┌──

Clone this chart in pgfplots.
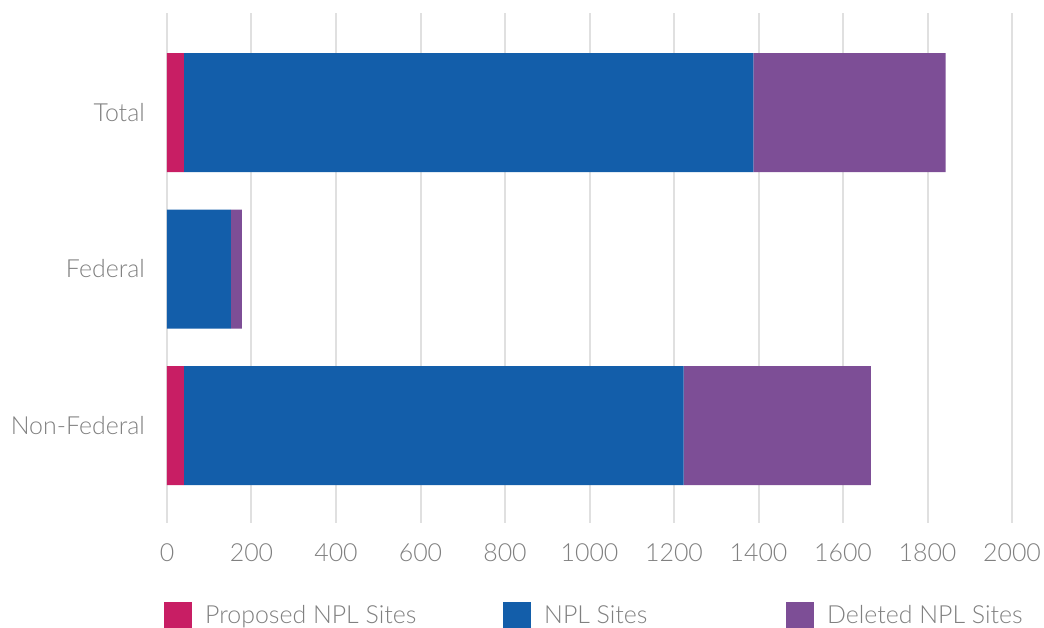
\documentclass[border=0pt]{standalone}
\usepackage{fontspec}
\setmainfont{Lato}[UprightFont={* Light}]
\usepackage{pgfplots}
\pgfplotsset{compat=1.18}
\definecolor{cpink}{RGB}{200,30,100}
\definecolor{cblue}{RGB}{19,94,170}
\definecolor{cpurple}{RGB}{125,78,150}
\definecolor{cgrid}{RGB}{224,224,224}
\definecolor{ctext}{RGB}{128,128,128}
\begin{document}
\begin{tikzpicture}
\path[use as bounding box] (-167bp,-105bp) rectangle (877bp,523bp);
\begin{axis}[
  at={(0,0)}, anchor=south west,
  scale only axis, width=845bp, height=510bp,
  xbar stacked, bar width=119bp,
  xmin=0, xmax=2000, ymin=-0.623, ymax=2.636,
  xtick={0,200,...,2000},
  ytick={0,1,2}, yticklabels={Non-Federal,Federal,Total},
  /pgf/number format/assume math mode=true,
  /pgf/number format/1000 sep={},
  xmajorgrids, ymajorgrids=false,
  grid style={color=cgrid, line width=2bp},
  axis line style={draw=none},
  major tick length=0pt,
  tick label style={font=\fontsize{25}{30}\selectfont, text=ctext, inner sep=0pt},
  xticklabel style={anchor=north, yshift=-20bp},
  yticklabel style={anchor=east, xshift=-22bp},
  legend style={at={([xshift=-3bp,yshift=-79bp]axis description cs:0,0)}, anchor=north west,
    draw=none, inner sep=0pt, font=\fontsize{25}{30}\selectfont, text=ctext,
    nodes={inner sep=0pt}, column sep=0pt,
    /tikz/every odd column/.append style={column sep=13bp}},
  legend columns=3,
  legend cell align=left,
  legend image code/.code={\fill[#1] (0bp,-13bp) rectangle (28bp,13bp);},
]
\addplot[fill=cpink, draw=none] coordinates {(40,0) (0,1) (40,2)};
\addplot[fill=cblue, draw=none] coordinates {(1183,0) (151,1) (1348,2)};
\addplot[fill=cpurple, draw=none] coordinates {(443,0) (26,1) (455,2)};
\addlegendentry{\makebox[298bp][l]{Proposed NPL Sites}}
\addlegendentry{\makebox[242bp][l]{NPL Sites}}
\addlegendentry{Deleted NPL Sites}
\end{axis}
\end{tikzpicture}
\end{document}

└──

▶ **Requirement**: Write out the full listing verbatim, excluding its pictures.

▶ **The answer**:
Clone this chart in pgfplots.
\documentclass[border=0pt]{standalone}
\usepackage{fontspec}
\setmainfont{Lato}[UprightFont={* Light}]
\usepackage{pgfplots}
\pgfplotsset{compat=1.18}
\definecolor{cpink}{RGB}{200,30,100}
\definecolor{cblue}{RGB}{19,94,170}
\definecolor{cpurple}{RGB}{125,78,150}
\definecolor{cgrid}{RGB}{224,224,224}
\definecolor{ctext}{RGB}{128,128,128}
\begin{document}
\begin{tikzpicture}
\path[use as bounding box] (-167bp,-105bp) rectangle (877bp,523bp);
\begin{axis}[
  at={(0,0)}, anchor=south west,
  scale only axis, width=845bp, height=510bp,
  xbar stacked, bar width=119bp,
  xmin=0, xmax=2000, ymin=-0.623, ymax=2.636,
  xtick={0,200,...,2000},
  ytick={0,1,2}, yticklabels={Non-Federal,Federal,Total},
  /pgf/number format/assume math mode=true,
  /pgf/number format/1000 sep={},
  xmajorgrids, ymajorgrids=false,
  grid style={color=cgrid, line width=2bp},
  axis line style={draw=none},
  major tick length=0pt,
  tick label style={font=\fontsize{25}{30}\selectfont, text=ctext, inner sep=0pt},
  xticklabel style={anchor=north, yshift=-20bp},
  yticklabel style={anchor=east, xshift=-22bp},
  legend style={at={([xshift=-3bp,yshift=-79bp]axis description cs:0,0)}, anchor=north west,
    draw=none, inner sep=0pt, font=\fontsize{25}{30}\selectfont, text=ctext,
    nodes={inner sep=0pt}, column sep=0pt,
    /tikz/every odd column/.append style={column sep=13bp}},
  legend columns=3,
  legend cell align=left,
  legend image code/.code={\fill[#1] (0bp,-13bp) rectangle (28bp,13bp);},
]
\addplot[fill=cpink, draw=none] coordinates {(40,0) (0,1) (40,2)};
\addplot[fill=cblue, draw=none] coordinates {(1183,0) (151,1) (1348,2)};
\addplot[fill=cpurple, draw=none] coordinates {(443,0) (26,1) (455,2)};
\addlegendentry{\makebox[298bp][l]{Proposed NPL Sites}}
\addlegendentry{\makebox[242bp][l]{NPL Sites}}
\addlegendentry{Deleted NPL Sites}
\end{axis}
\end{tikzpicture}
\end{document}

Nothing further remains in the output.